In Minneapolis, where the current protests began after the death of George Floyd, white Americans first benefitted from the Homestead Act. White soldiers coming home from World War II were given cheap loans to buy homes in the surrounding suburbs. These neighborhoods were off limits to black people.
And the only prosperous black community in the city was razed to the ground to build a highway to St. Paul. White people accumulated wealth holdings through discriminatory public policy entitlements unaccessible to ‘others.’
When black people were able to develop their own businesses and neighborhoods, they faced bias and discrimination. One of the deadliest and most covered up acts of racial violence in our country occurred in the summer of 1921.
Blacks had built up families and businesses in the Greenwood section of Tulsa, Oklahoma. Thousands of white supremacists, including many who were deputized and given weapons by city officials, stormed their town, looted their businesses, torched their buildings, and murdered hundreds in cold blood.
Photo shows the aftermath of the white mobs that attacked black residents and businesses of the Greenwood District in Tulsa, Oklahoma. Bettmann Archive/Getty
According to the Oklahoma Commission to Study the Tulsa Race Riot, 11,000 black citizens lived in Tulsa at the time, most in the Greenwood section. About 300 were killed, and over 8,000 lost their homes. Guardsmen imprisoned hundreds of black citizens and held 6,000 people in a temporary detention.
Not a single white person who partook in this mass murder has ever been arrested, prosecuted or held legally responsible for the horror they inflicted.
So, in addition to slavery, white people have also committed genocide against black Americans. This would be horrible enough if it only happened once. But white supremacists got away with brutality, destruction, and murder again when they burned down the entire town of Rosewood Florida in 1923.
Such incidents were kept out of U.S. history textbooks until the 1990s. White people have controlled our history books and conversations. As students we never heard about the Tulsa Massacre or similar incidents. We never heard about hundreds and thousands of extra-judicial lynchings and other injustices.
Such history was totally swept under the national rug and hidden from the general public for years until eye-witness accounts surfaced and were added to the public domain.
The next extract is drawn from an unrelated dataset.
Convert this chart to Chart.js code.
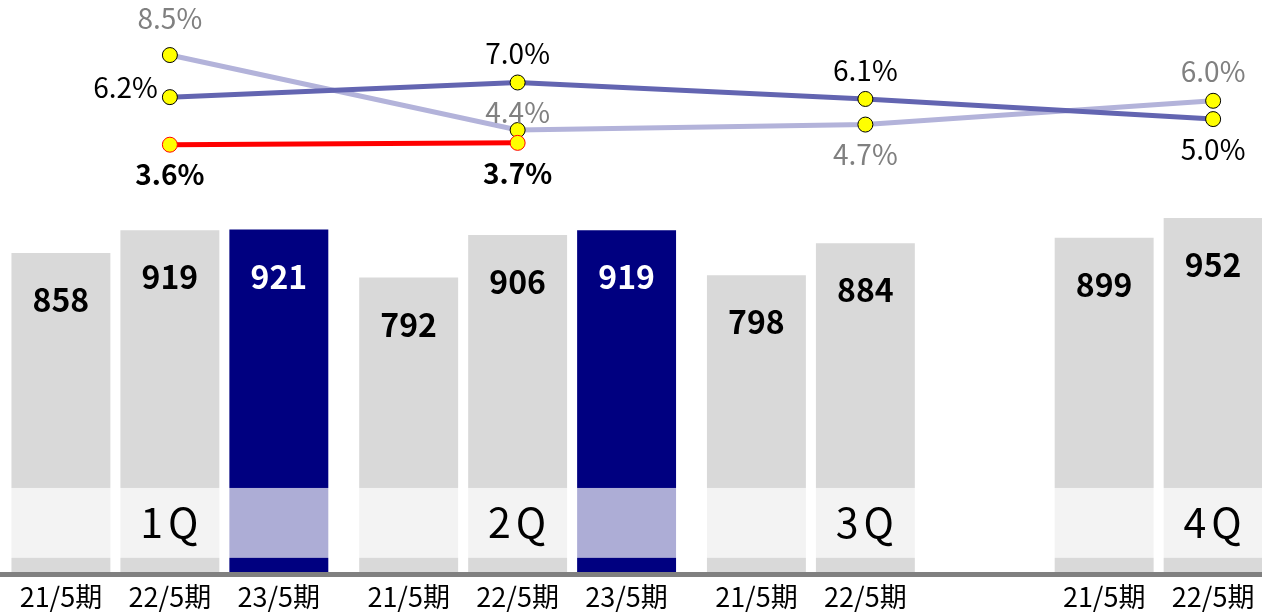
<!DOCTYPE html>
<html lang="ja">
<head>
<meta charset="UTF-8">
<title>四半期別 売上高と伸び率</title>
<script src="https://cdn.jsdelivr.net/npm/chart.js"></script>
<style>
    * {
        margin: 0;
        padding: 0;
        box-sizing: border-box;
    }
    html, body {
        width: 1262px;
        height: 613px;
        overflow: hidden;
        background: #fff;
    }
    /* le 4Q déborde à droite : le canvas est plus large que la fenêtre */
    .chart-container {
        position: absolute;
        left: -4px;
        top: 0;
        width: 1391px;
        height: 613px;
    }
</style>
</head>
<body>

<div class="chart-container">
    <canvas id="sales-chart" width="1391" height="613"></canvas>
</div>

<script>
const quarters = ['1Q', '2Q', '3Q', '4Q'];
const periods = ['21/5期', '22/5期', '23/5期'];

const sales21 = [858, 792, 798, 899];
const sales22 = [919, 906, 884, 952];
const sales23 = [921, 919, null, null];

const growth21 = [8.5, 4.4, 4.7, 6.0];
const growth22 = [6.2, 7.0, 6.1, 5.0];
const growth23 = [3.6, 3.7, null, null];

const FONT = '"Noto Sans CJK JP", "DejaVu Sans", sans-serif';
const BAND = [38, 226];   // bande claire derrière les libellés 1Q..4Q (unités de l'axe y)

const overlay = {
    id: 'overlay',
    afterDatasetsDraw(chart) {
        const { ctx, chartArea, scales } = chart;
        const y = scales.y;
        ctx.save();

        // bande translucide
        const bTop = y.getPixelForValue(BAND[1]);
        const bBot = y.getPixelForValue(BAND[0]);
        ctx.fillStyle = 'rgba(255,255,255,0.68)';
        ctx.fillRect(chartArea.left, bTop, chartArea.width, bBot - bTop);

        // libellés des trimestres
        ctx.fillStyle = '#000';
        ctx.font = '41px ' + FONT;
        ctx.textAlign = 'center';
        ctx.textBaseline = 'middle';
        ctx.letterSpacing = '5px';
        quarters.forEach((q, i) => {
            ctx.fillText(q, scales.x.getPixelForValue(i) + 2, (bTop + bBot) / 2);
        });
        ctx.letterSpacing = '0px';

        // ligne de base
        const base = y.getPixelForValue(0);
        ctx.fillStyle = '#808080';
        ctx.fillRect(0, base, chart.width, 5);

        chart.data.datasets.forEach((ds, di) => {
            const meta = chart.getDatasetMeta(di);
            meta.data.forEach((el, i) => {
                const v = ds.data[i];
                if (v === null || v === undefined) return;
                if (ds.type === 'line') {
                    const place = ds.labelPlace[i];
                    ctx.fillStyle = ds.labelColor;
                    ctx.font = (ds.labelBold ? 'bold 28px ' : '28px ') + FONT;
                    ctx.textBaseline = 'middle';
                    let lx = el.x, ly = el.y;
                    ctx.textAlign = 'center';
                    if (place === 'left') { ctx.textAlign = 'right'; lx -= 12; ly -= 10; }
                    else if (place === 'top') ly -= 29;
                    else if (place === 'topFar') ly -= 37;
                    else if (place === 'topNear') ly -= 18;
                    else if (place === 'bottom') ly += 30;
                    ctx.fillText(v.toFixed(1) + '%', lx, ly);
                } else {
                    // valeur dans la barre
                    ctx.fillStyle = ds.labelColor;
                    ctx.font = 'bold 32px ' + FONT;
                    ctx.textAlign = 'center';
                    ctx.textBaseline = 'middle';
                    ctx.fillText(v, el.x, el.y + 47);
                    // période sous l'axe
                    ctx.fillStyle = '#000';
                    ctx.font = '27px ' + FONT;
                    ctx.fillText(ds.label, el.x, base + 25);
                }
            });
        });
        ctx.restore();
    }
};

const lineStyle = {
    type: 'line',
    yAxisID: 'y2',
    borderWidth: 5,
    pointRadius: 7.5,
    pointHoverRadius: 7.5,
    pointBorderWidth: 1,
    pointBackgroundColor: '#ffff00',
    pointBorderColor: '#000',
    tension: 0,
    fill: false
};

const barStyle = {
    yAxisID: 'y',
    order: 10,
    categoryPercentage: 0.94,
    barPercentage: 0.908
};

const chartConfig = {
    type: 'bar',
    data: {
        labels: quarters,
        datasets: [
            { ...lineStyle, label: periods[2] + ' 伸び率', data: growth23, order: 1,
              borderColor: '#ff0000', pointBorderColor: '#ff0000',
              labelColor: '#000', labelBold: true, labelPlace: ['bottom', 'bottom'] },
            { ...lineStyle, label: periods[1] + ' 伸び率', data: growth22, order: 2,
              borderColor: '#6365b1',
              labelColor: '#000', labelBold: false, labelPlace: ['left', 'top', 'top', 'bottom'] },
            { ...lineStyle, label: periods[0] + ' 伸び率', data: growth21, order: 3,
              borderColor: '#b3b3da',
              labelColor: '#808080', labelBold: false, labelPlace: ['topFar', 'topNear', 'bottom', 'top'] },
            { ...barStyle, label: periods[0], data: sales21, backgroundColor: '#d9d9d9', labelColor: '#000' },
            { ...barStyle, label: periods[1], data: sales22, backgroundColor: '#d9d9d9', labelColor: '#000' },
            { ...barStyle, label: periods[2], data: sales23, backgroundColor: '#000080', labelColor: '#fff' }
        ]
    },
    options: {
        responsive: false,
        animation: false,
        layout: { autoPadding: false, padding: { top: 0, bottom: 41, left: 0, right: 0 } },
        plugins: {
            legend: { display: false },
            tooltip: { enabled: false }
        },
        scales: {
            x: { display: false },
            y: { display: false, min: 0, max: 1538 },
            y2: { display: false, min: -19.76, max: 11.51 }
        }
    },
    plugins: [overlay]
};

const ctx = document.getElementById('sales-chart').getContext('2d');
new Chart(ctx, chartConfig);
</script>

</body>
</html>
White supremacy has skewed the narrative of our nation’s past to unjustly favor and prioritize one group of people over another.
This is what the demonstrations are about. It is not a conspiracy “by global political puppet masters to destroy the American Dream,” as Al calls it.
People want to change the institutions to eliminate systemic prejudice and injustice. There are smart judicious ways to do that. With a little intelligence and good will, we can improve society. It is an effort to actualize and make real the American Dream for everyone, and not just for one group or another.